Some records
╭──
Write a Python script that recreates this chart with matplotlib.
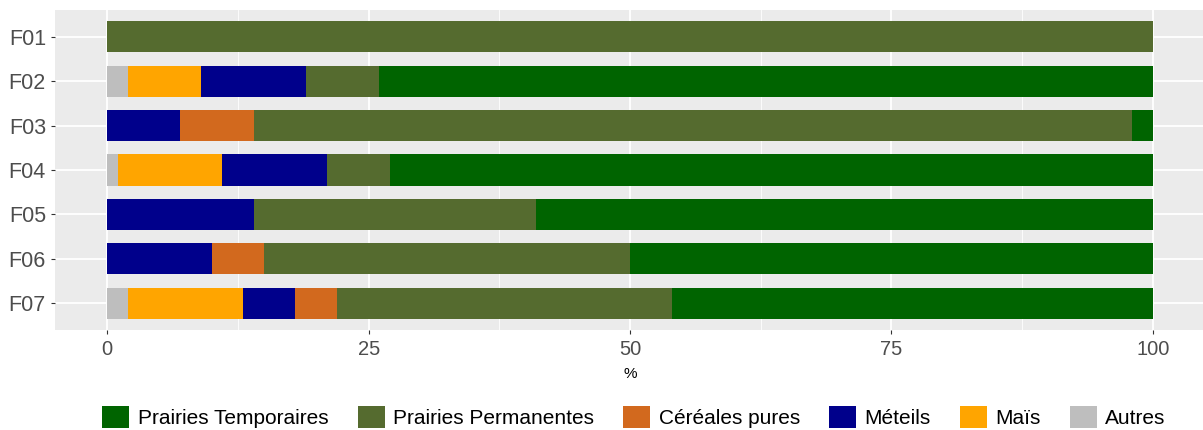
import matplotlib
matplotlib.use("Agg")
import matplotlib.pyplot as plt
from matplotlib.patches import Patch
import numpy as np

plt.rcParams["font.family"] = ["Liberation Sans", "DejaVu Sans"]

fermes = ["F01", "F02", "F03", "F04", "F05", "F06", "F07"]

# parts de SAU par culture (%)
autres = [0, 2, 0, 1, 0, 0, 2]
mais = [0, 7, 0, 10, 0, 0, 11]
meteils = [0, 10, 7, 10, 14, 10, 5]
cereales = [0, 0, 7, 0, 0, 5, 4]
prairies_perm = [100, 7, 84, 6, 27, 35, 32]
prairies_temp = [0, 74, 2, 73, 59, 50, 46]

# ordre d'empilement de gauche à droite
cultures = [
    ("Autres", autres, "#BEBEBE"),
    ("Maïs", mais, "#FFA500"),
    ("Méteils", meteils, "#00008B"),
    ("Céréales pures", cereales, "#D2691E"),
    ("Prairies Permanentes", prairies_perm, "#556B2F"),
    ("Prairies Temporaires", prairies_temp, "#006400"),
]

fig = plt.figure(figsize=(12.03, 4.30), dpi=100)
ax = fig.add_axes([55 / 1203, 1 - 330 / 430, 1150 / 1203, 320 / 430])
ax.set_facecolor("#EBEBEB")

y = np.arange(len(fermes))
left = np.zeros(len(fermes))
for nom, vals, couleur in cultures:
    vals = np.array(vals, dtype=float)
    ax.barh(y, vals, left=left, height=0.7, color=couleur, label=nom, zorder=3)
    left += vals

ax.set_xlim(-5, 105)
ax.set_ylim(len(fermes) - 0.4, -0.6)
ax.set_yticks(y)
ax.set_yticklabels(fermes)
ax.set_xticks([0, 25, 50, 75, 100])
ax.set_xticks([12.5, 37.5, 62.5, 87.5], minor=True)
ax.grid(which="major", color="white", linewidth=1.3, zorder=0)
ax.grid(which="minor", axis="x", color="white", linewidth=0.6, zorder=0)
ax.set_axisbelow(True)
for s in ax.spines.values():
    s.set_visible(False)
ax.tick_params(axis="both", which="major", colors="#333333", labelcolor="#4D4D4D",
               length=3, width=0.8, labelsize=15.5)
ax.tick_params(axis="x", pad=4, labelsize=14.5)
ax.tick_params(which="minor", length=0)
ax.set_xlabel("%", fontsize=11, labelpad=6)

# légende dans l'ordre inverse de l'empilement
handles = [Patch(facecolor=c, edgecolor="none", label=n) for n, _, c in reversed(cultures)]
fig.legend(handles=handles, loc="center", bbox_to_anchor=(0.527, 0.03), ncol=6,
           frameon=False, fontsize=15, handlelength=1.3, handleheight=1.3,
           handletextpad=0.4, columnspacing=1.4)

fig.savefig("out.png", dpi=100)
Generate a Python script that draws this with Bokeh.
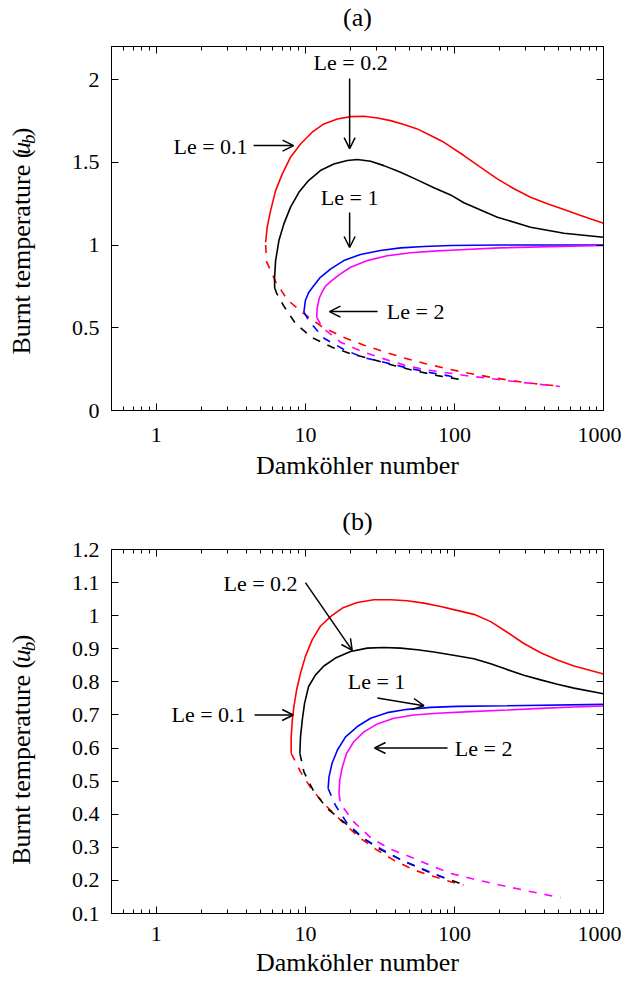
import numpy as np
from bokeh.plotting import figure
from bokeh.models import (Label, Arrow, OpenHead, FixedTicker, LogAxis, LinearAxis,
                          Range1d, CustomJSTickFormatter)
from bokeh.layouts import column, row
from bokeh.embed import file_html
from bokeh.resources import INLINE

# ---------------- data ----------------
X_MAJOR = [1, 10, 100, 1000]
X_MINOR = [0.5, 0.6, 0.7, 0.8, 0.9, 2, 3, 4, 5, 6, 7, 8, 9,
           20, 30, 40, 50, 60, 70, 80, 90, 200, 300, 400, 500, 600, 700, 800, 900]
YA_TICKS = [0, 0.5, 1, 1.5, 2]
YB_TICKS = [0.1, 0.2, 0.3, 0.4, 0.5, 0.6, 0.7, 0.8, 0.9, 1.0, 1.1, 1.2]

# Panel (a) - upper (stable) branches
a_le01_x = [5.41, 5.54, 5.84, 6.31, 7.0, 7.95, 9.27, 11.1, 13.3, 16.4, 20.1, 24.7, 30.4, 37.3, 45.8,
            56.3, 69.2, 85, 115.7, 150, 194, 251, 324, 420, 543, 703, 1000]
a_le01_y = [1.017, 1.108, 1.208, 1.329, 1.430, 1.531, 1.611, 1.682, 1.732, 1.762, 1.776, 1.778, 1.768,
            1.752, 1.728, 1.702, 1.662, 1.621, 1.541, 1.470, 1.400, 1.340, 1.289, 1.249, 1.215, 1.178, 1.132]
a_le02_x = [6.22, 6.21, 6.31, 6.64, 7.17, 7.95, 9.04, 10.5, 12.6, 15.5, 19.1, 22.3, 27.4, 33.6, 43.5,
            56.3, 72.8, 94.2, 115.7, 194, 324, 543, 1000]
a_le02_y = [0.74, 0.805, 0.906, 1.027, 1.128, 1.229, 1.319, 1.390, 1.450, 1.490, 1.511, 1.517, 1.506,
            1.480, 1.440, 1.394, 1.346, 1.303, 1.256, 1.168, 1.108, 1.071, 1.047]
a_le1_x = [9.77, 10.0, 10.5, 11.4, 12.6, 14.8, 18.1, 23.4, 31.9, 43.5, 62.4, 94.2, 200, 1000]
a_le1_y = [0.594, 0.665, 0.712, 0.755, 0.805, 0.856, 0.906, 0.943, 0.967, 0.983, 0.991, 0.997, 1.0, 1.0]
a_le2_x = [11.9, 12.0, 12.4, 13.0, 13.6, 14.8, 16.8, 20.1, 26.0, 35.4, 50.8, 76.7, 94.2, 200, 1000]
a_le2_y = [0.564, 0.62, 0.68, 0.72, 0.75, 0.78, 0.82, 0.866, 0.906, 0.935, 0.953, 0.965, 0.969, 0.983, 0.997]
# Panel (a) - lower (unstable) branches
a_le01_lx = [5.41, 5.49, 6.3, 7.55, 9.77, 13.0, 17.7, 24.7, 33.6, 45.8, 64, 89.5, 125, 175, 244, 341, 510]
a_le01_ly = [1.0, 0.9, 0.78, 0.67, 0.585, 0.505, 0.445, 0.395, 0.355, 0.318, 0.283, 0.252, 0.225, 0.201, 0.180, 0.163, 0.147]
a_le02_lx = [6.22, 6.4, 7.13, 8.59, 11.1, 15.1, 20.1, 27.4, 39.2, 53.4, 76.7, 110, 117]
a_le02_ly = [0.74, 0.71, 0.634, 0.525, 0.44, 0.382, 0.343, 0.312, 0.272, 0.242, 0.211, 0.187, 0.184]
a_le1_lx = [9.77, 10.8, 13.4, 18.0, 24.1, 33.6, 45.8, 65.7, 89.5, 102]
a_le1_ly = [0.594, 0.53, 0.435, 0.37, 0.322, 0.292, 0.262, 0.232, 0.211, 0.2]
a_le2_lx = [11.9, 13.0, 17.2, 24.7, 33.6, 47, 64, 91, 128, 175, 244, 345, 510]
a_le2_ly = [0.564, 0.50, 0.413, 0.352, 0.312, 0.272, 0.246, 0.227, 0.207, 0.193, 0.177, 0.161, 0.145]

# Panel (b) - upper branches
b_le01_x = [8.03, 8.03, 8.17, 8.37, 8.73, 9.27, 10.0, 11.1, 12.6, 14.8, 17.7, 22.3, 28.8, 37.3, 48.3,
            62.4, 80.7, 104, 135, 175, 226, 292, 379, 490, 634, 1000]
b_le01_y = [0.584, 0.634, 0.685, 0.725, 0.776, 0.826, 0.877, 0.927, 0.968, 0.998, 1.023, 1.040, 1.048,
            1.048, 1.045, 1.038, 1.028, 1.016, 1.004, 0.982, 0.950, 0.916, 0.888, 0.866, 0.848, 0.824]
b_le02_x = [9.18, 9.27, 9.53, 9.87, 10.5, 11.7, 13.3, 15.9, 20.1, 26.0, 33.6, 43.5, 56.3, 72.8, 94.2,
            135, 175, 226, 292, 379, 490, 634, 1000]
b_le02_y = [0.584, 0.634, 0.685, 0.735, 0.786, 0.821, 0.848, 0.872, 0.892, 0.902, 0.904, 0.902, 0.897,
            0.890, 0.882, 0.870, 0.855, 0.837, 0.820, 0.806, 0.793, 0.781, 0.764]
b_le1_x = [14.2, 14.4, 15.1, 16.4, 18.6, 22.3, 27.4, 35.4, 48.3, 69.2, 104, 226, 1000]
b_le1_y = [0.478, 0.513, 0.554, 0.594, 0.634, 0.665, 0.690, 0.707, 0.717, 0.723, 0.726, 0.728, 0.732]
b_le2_x = [16.8, 17.0, 17.7, 18.9, 21.1, 24.7, 30.4, 39.2, 53.4, 76.7, 128, 226, 379, 634, 1000]
b_le2_y = [0.463, 0.503, 0.543, 0.584, 0.619, 0.649, 0.673, 0.690, 0.700, 0.705, 0.710, 0.715, 0.720, 0.724, 0.727]
# Panel (b) - lower branches
b_le01_lx = [8.03, 9.28, 11.1, 14.0, 17.7, 22.8, 30.4, 40.3, 54.9, 74.7, 104, 115]
b_le01_ly = [0.584, 0.528, 0.473, 0.422, 0.377, 0.331, 0.291, 0.258, 0.23, 0.21, 0.19, 0.186]
b_le02_lx = [9.18, 9.77, 11.4, 14.0, 18.6, 24.1, 31.9, 43.5, 59.3, 80.7, 110, 116]
b_le02_ly = [0.584, 0.528, 0.468, 0.417, 0.372, 0.329, 0.293, 0.263, 0.235, 0.212, 0.19, 0.188]
b_le1_lx = [14.2, 15.9, 19.1, 24.7, 32.8, 44.7, 60.8, 82.8, 87]
b_le1_ly = [0.478, 0.427, 0.372, 0.326, 0.293, 0.26, 0.235, 0.21, 0.205]
b_le2_lx = [16.8, 17.2, 21.1, 27.4, 37.3, 50.8, 69.2, 94.2, 132, 184, 310, 515]
b_le2_ly = [0.463, 0.432, 0.377, 0.329, 0.294, 0.271, 0.245, 0.221, 0.205, 0.19, 0.168, 0.148]

COLORS = {"0.1": "#ff0000", "0.2": "#000000", "1": "#0000ff", "2": "#ff00ff"}

# ---------------- style ----------------
FONT = "Liberation Serif"
FS = "22px"      # tick labels, annotations
FL = "26px"      # axis labels, panel titles
LAB_W = 40       # width of the strip that carries the y-axis label
MAIN_W = 581
FULL_W = LAB_W + MAIN_W

fmt = CustomJSTickFormatter(code="return String(Number(tick.toFixed(3)));")


def blank_canvas(width, height):
    s = figure(width=width, height=height, x_range=Range1d(0, width), y_range=Range1d(0, height),
               output_backend="svg", toolbar_location=None,
               x_axis_location=None, y_axis_location=None,
               min_border=0, outline_line_color=None)
    s.xgrid.visible = False
    s.ygrid.visible = False
    return s


def title_strip(height, text, cy):
    s = blank_canvas(FULL_W, height)
    s.add_layout(Label(x=357, y=cy, text=text, text_font=FONT, text_font_size=FL,
                       text_align="center", text_baseline="middle", text_color="black"))
    return s


def style_axis(ax, ticker, show_labels=True):
    ax.ticker = ticker
    ax.formatter = fmt
    ax.axis_line_color = "black"
    ax.axis_line_width = 1
    ax.major_tick_line_color = "black"
    ax.minor_tick_line_color = "black"
    ax.major_tick_in = 7
    ax.major_tick_out = 0
    ax.minor_tick_in = 4
    ax.minor_tick_out = 0
    ax.major_label_text_font = FONT
    ax.axis_label_text_font = FONT
    ax.axis_label_text_font_style = "normal"
    ax.axis_label_text_font_size = FL
    ax.axis_label_text_color = "black"
    if show_labels:
        ax.major_label_text_font_size = FS
        ax.major_label_text_color = "black"
    else:
        # mirrored tick marks only: labels are not drawn at all
        ax.major_label_text_font_size = "1px"
        ax.major_label_text_color = None
        ax.major_label_standoff = 0


def ylabel_strip(height, base_from_bottom):
    """Narrow canvas holding the rotated y-axis label, composed of styled pieces."""
    s = blank_canvas(LAB_W, height)
    # text, style, font px, centre x, advance width px, centre correction
    pieces = [("Burnt temperature (", "normal", 26, 21, 205.0, -21.0),
              ("u", "italic", 26, 21, 13.0, 0.0),
              ("b", "italic", 19, 28, 9.5, 0.0),
              (")", "normal", 26, 21, 8.7, 0.0)]
    off = 0.0
    for (t, style, size, cx, wpx, corr) in pieces:
        s.add_layout(Label(x=cx, y=base_from_bottom + off + wpx / 2.0 + corr, text=t,
                           angle=np.pi / 2, text_font=FONT, text_font_style=style,
                           text_font_size=f"{size}px", text_align="center",
                           text_baseline="middle", text_color="black"))
        off += wpx
    return s


def make_panel(height, ylo, yhi, yticks, border_top, border_bottom,
               tick_standoff, label_standoff, upper, lower, notes, label_base):
    p = figure(width=MAIN_W, height=height, x_axis_type="log",
               x_range=Range1d(0.5, 1000), y_range=Range1d(ylo, yhi),
               output_backend="svg", toolbar_location=None,
               min_border_left=71, min_border_right=18,
               min_border_top=border_top, min_border_bottom=border_bottom)
    p.xgrid.visible = False
    p.ygrid.visible = False
    p.outline_line_color = "black"
    p.outline_line_width = 1

    xt = FixedTicker(ticks=X_MAJOR, minor_ticks=X_MINOR)
    yt = FixedTicker(ticks=yticks, minor_ticks=[])
    style_axis(p.xaxis[0], xt)
    p.xaxis[0].major_label_standoff = tick_standoff
    p.xaxis[0].axis_label = "Damköhler number"
    p.xaxis[0].axis_label_standoff = label_standoff
    style_axis(p.yaxis[0], yt)
    p.yaxis[0].major_label_standoff = 12
    p.yaxis[0].axis_label = None

    top = LogAxis()
    style_axis(top, xt, show_labels=False)
    p.add_layout(top, "above")
    right = LinearAxis()
    style_axis(right, yt, show_labels=False)
    p.add_layout(right, "right")

    for key, (xs, ys) in lower.items():
        p.line(xs, ys, line_color=COLORS[key], line_width=1.6, line_dash="8 8")
    for key, (xs, ys) in upper.items():
        p.line(xs, ys, line_color=COLORS[key], line_width=1.6)

    for (txt, tx, ty, ax0, ay0, ax1, ay1) in notes:
        p.add_layout(Label(x=tx, y=ty, text=txt, text_font=FONT, text_font_size=FS,
                           text_align="center", text_baseline="middle", text_color="black"))
        p.add_layout(Arrow(end=OpenHead(size=11, line_width=1.5, line_color="black"),
                           x_start=ax0, y_start=ay0, x_end=ax1, y_end=ay1,
                           line_width=1.5, line_color="black"))
    return row(ylabel_strip(height, label_base), p)


ta = title_strip(34, "(a)", 17)
pa = make_panel(456, 0, 2.2, YA_TICKS, 12, 80, 17, 6,
                upper={"0.1": (a_le01_x, a_le01_y), "0.2": (a_le02_x, a_le02_y),
                       "1": (a_le1_x, a_le1_y), "2": (a_le2_x, a_le2_y)},
                lower={"0.1": (a_le01_lx, a_le01_ly), "0.2": (a_le02_lx, a_le02_ly),
                       "1": (a_le1_lx, a_le1_ly), "2": (a_le2_lx, a_le2_ly)},
                notes=[("Le = 0.2", 20.1, 2.103, 19.8, 2.006, 19.8, 1.583),
                       ("Le = 0.1", 2.31, 1.595, 4.49, 1.601, 8.33, 1.601),
                       ("Le = 1", 19.8, 1.287, 19.8, 1.196, 19.8, 0.985),
                       ("Le = 2", 54.9, 0.598, 30.5, 0.598, 14.5, 0.598)],
                label_base=117)

tb = title_strip(46, "(b)", 15.5)
pb = make_panel(444, 0.1, 1.2, YB_TICKS, 13, 67, 13, 4,
                upper={"0.1": (b_le01_x, b_le01_y), "0.2": (b_le02_x, b_le02_y),
                       "1": (b_le1_x, b_le1_y), "2": (b_le2_x, b_le2_y)},
                lower={"0.1": (b_le01_lx, b_le01_ly), "0.2": (b_le02_lx, b_le02_ly),
                       "1": (b_le1_lx, b_le1_ly), "2": (b_le2_lx, b_le2_ly)},
                notes=[("Le = 0.2", 5.0, 1.097, 10.0, 1.10, 20.6, 0.895),
                       ("Le = 0.1", 2.24, 0.70, 4.56, 0.70, 8.28, 0.70),
                       ("Le = 1", 30.0, 0.80, 30.4, 0.751, 62.4, 0.728),
                       ("Le = 2", 157, 0.60, 89.9, 0.60, 29.1, 0.60)],
                label_base=103)

layout = column(ta, pa, tb, pb)
open("out.html", "w").write(file_html(layout, INLINE))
╰──
Exercise requirements >>
In the records above, find the line containing "prairies_temp = [0, 74, 2, 73, 59, 50, 46]" and output every line from the first through that one, exactly, omitting pictures.

Exercise response >>
Write a Python script that recreates this chart with matplotlib.
import matplotlib
matplotlib.use("Agg")
import matplotlib.pyplot as plt
from matplotlib.patches import Patch
import numpy as np

plt.rcParams["font.family"] = ["Liberation Sans", "DejaVu Sans"]

fermes = ["F01", "F02", "F03", "F04", "F05", "F06", "F07"]

# parts de SAU par culture (%)
autres = [0, 2, 0, 1, 0, 0, 2]
mais = [0, 7, 0, 10, 0, 0, 11]
meteils = [0, 10, 7, 10, 14, 10, 5]
cereales = [0, 0, 7, 0, 0, 5, 4]
prairies_perm = [100, 7, 84, 6, 27, 35, 32]
prairies_temp = [0, 74, 2, 73, 59, 50, 46]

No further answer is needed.